If there’s anything positive to be gained from this is that what we are witnessing illuminates the problem in ways that can no longer be ignored. Social media is too important to be left in the hands of techno-oligarchs, especially when, at best (I’m talking to you Zuckerberg) they are unwilling to do the necessary to fix it, or worse (I’m talking to you Musk) contributing to it directly. I’m afraid there will be no other option but for regulation, which at least the EU is stepping towards.
Don’t Use a Platform To Do What it Can’t
Many of us take to social media to vent our frustration, share our outrage, join with others who share our point of view. Others want to use their voice so that others can hear it. To show that there’s another point of view. To educate. If we are going to bridge over divisiveness, it is crucial that we are able to be meaningfully impacted by each other. But it does bear asking whether a given media is the best or most appropriate way to do so.
I would suggest that being thoughtful about what a platform can and can’t do for you should be incorporated into your choice of whether and how you use it. You won’t find me engaging in discourse on Israel and Palestine on social media because I know it won’t do that job for me. I know it will make things worse because I know how social media amplifies hatred.

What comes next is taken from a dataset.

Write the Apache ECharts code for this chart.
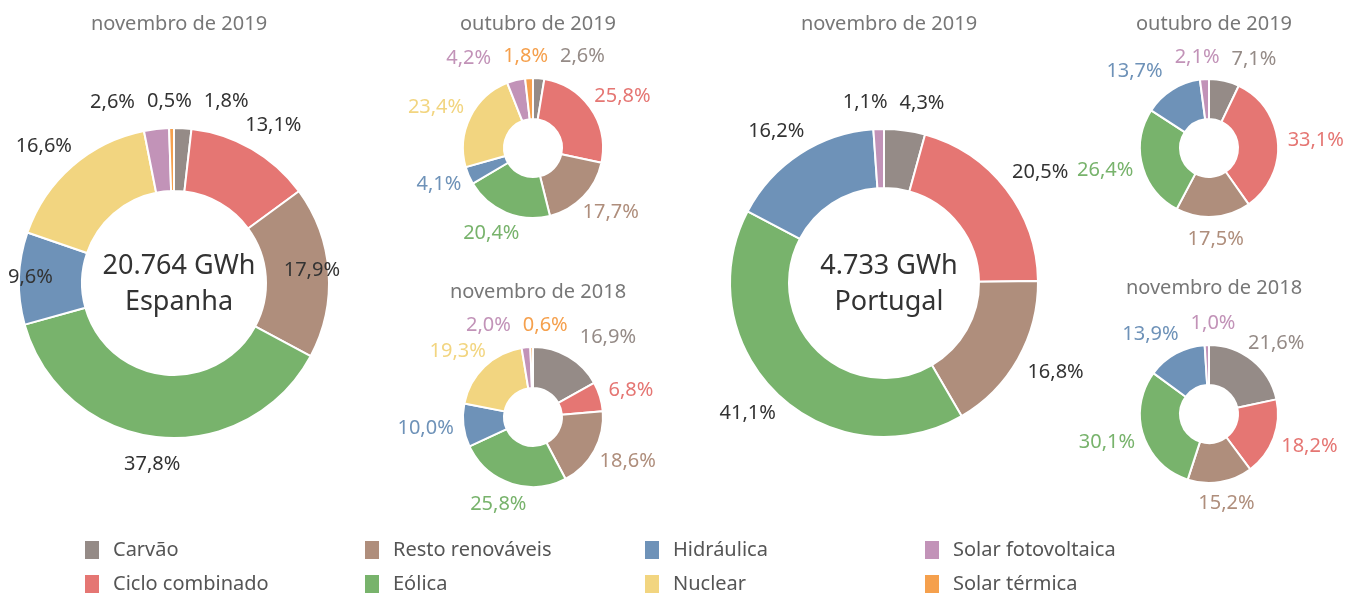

I will, however, take a risk to speak about it here, in longer form content where I feel at least a little bit more content that it can hold a larger context. Not that anybody reads longer form content anymore. Which is a problem. Congratulations if you got this far.
I will go to Twitter and share this post, because Twitter can be a good pointer towards information, if not a great vector for discourse. Until our social media gets better, and until it is regulated in a way to make it less dangerous, it will be down to us to make better choices for ourselves, and hopefully, at least be another who refrains from making a terrible problem even worse.